In the past Eddy has filmed significant emissions in the Chaco Canyon area. “During last month’s visit there was more of the same,” she said. “I had my respirator on and smelled really strong odors. I did not stick around for long.” Eddy said a lot of the sites filmed emitting methane are sites that would be exempt under the draft of the newly proposed regulations for the oil and gas industry.

In the other corner of the state in the Permian Basin, Eddy filmed workers on a large compressor station directly exposed to emissions, as none of them were wearing protective respiratory equipment. “We were sitting on the county road and were getting exposed to gas and not feeling well, so we did not stay there long. I can’t imagine what they were experiencing with that proximity and duration of exposure.” Another site where Eddy found “really horrific, strong odors coming off of a tank” was listed on the OCD website as inactive.

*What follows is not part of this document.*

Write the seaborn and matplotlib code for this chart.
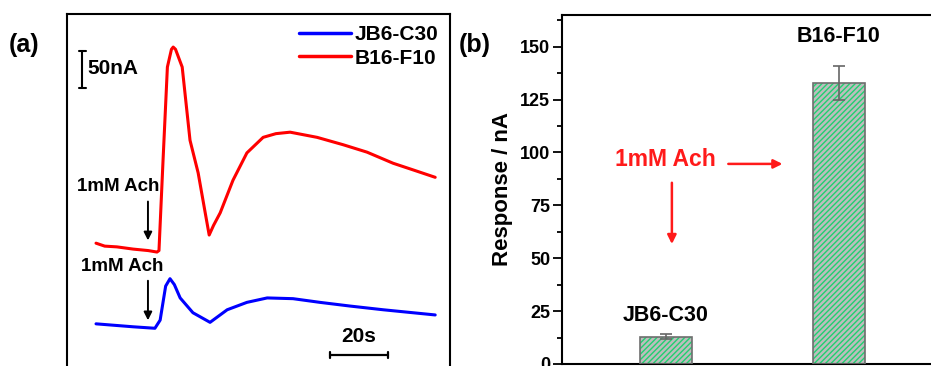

Eddy also identified new emission sites from bigger operators; one operated by Apache Oil Company on state lands and another unlit flare at a site operated by Occidental (NYSE:OXY). “These emissions aren’t just from small operators but large operators as well and capable of a lot of pollution. At any given time, in the Permian especially, you can just scan the horizon and see puffs of smoke from miles away,” she said.

Eddy, an international environmental and human rights attorney, said she hasn’t filed complaints yet on what was discovered on her November tour; however, in the past two and a half years, Earthworks has filed 108 complaints with the New Mexico Environment Department (NMED). “Ninety-three of them resulted in no action and no reduction of emissions. Nine of them did reduce pollution, and six of them resulted in inspections in partnership with EPA. While that is terrible, one ray of sunshine is that the NMED took an unprecedented step to issue letters of potential violation in response to the complaints we filed. This was significant because it shifts the burden to the industry to prove their compliance rather than on us trying to prove their harm. While that is encouraging, the reality is that there are 57,000-plus sites, and the capacity of the regulators is no match for these numbers,” Eddy explained.

“At this point the NMED is limited. They have a gas-imaging camera, but they have no one certified to use it, so they’re not able to use the tool that we use when we’re in the field,” Eddy explained. Her trip reiterated and reinforced that there are methane pollutions everywhere, all the time and at a lot of repeat sites from both large and small operators. “The New Mexico regulators are sorely outnumbered and limited in what they can do. Closing the loopholes in the proposed regulations would be huge, in terms of not exempting so many of the wells and strengthening the New Mexico oversight agencies,” Eddy said. Earthworks most recent report on oil and gas waste is available on their website at earthworks.org.

The New Mexico Methane Map app—developed by NMED and the Energy, Minerals and Natural Resources Department—is now available and allows the public to track air quality and venting and flaring data reported by oil and gas operators that’s collected by the state. On Jan. 4, 2021 the Oil Conservation Commission will hold a hearing on gas and oil emissions regulations proposed by the Energy, Minerals and Natural Resources Department and its Oil Conservation Division. Public testimony is offered at the start and end of each day of the virtual hearing. Years of underfunding enforcement of regulations will need to be addressed if the state has any hope of compliance with any new regulations.

State of New Mexico
Oil Conservation Commission
Public Rulemaking Hearing/Meeting
Oil and Gas Emissions
Jan. 4 through 15, 2021, 8:30am
emnrd.state.nm.us/OCD/hearings.html

This story is a staff report from The Paper.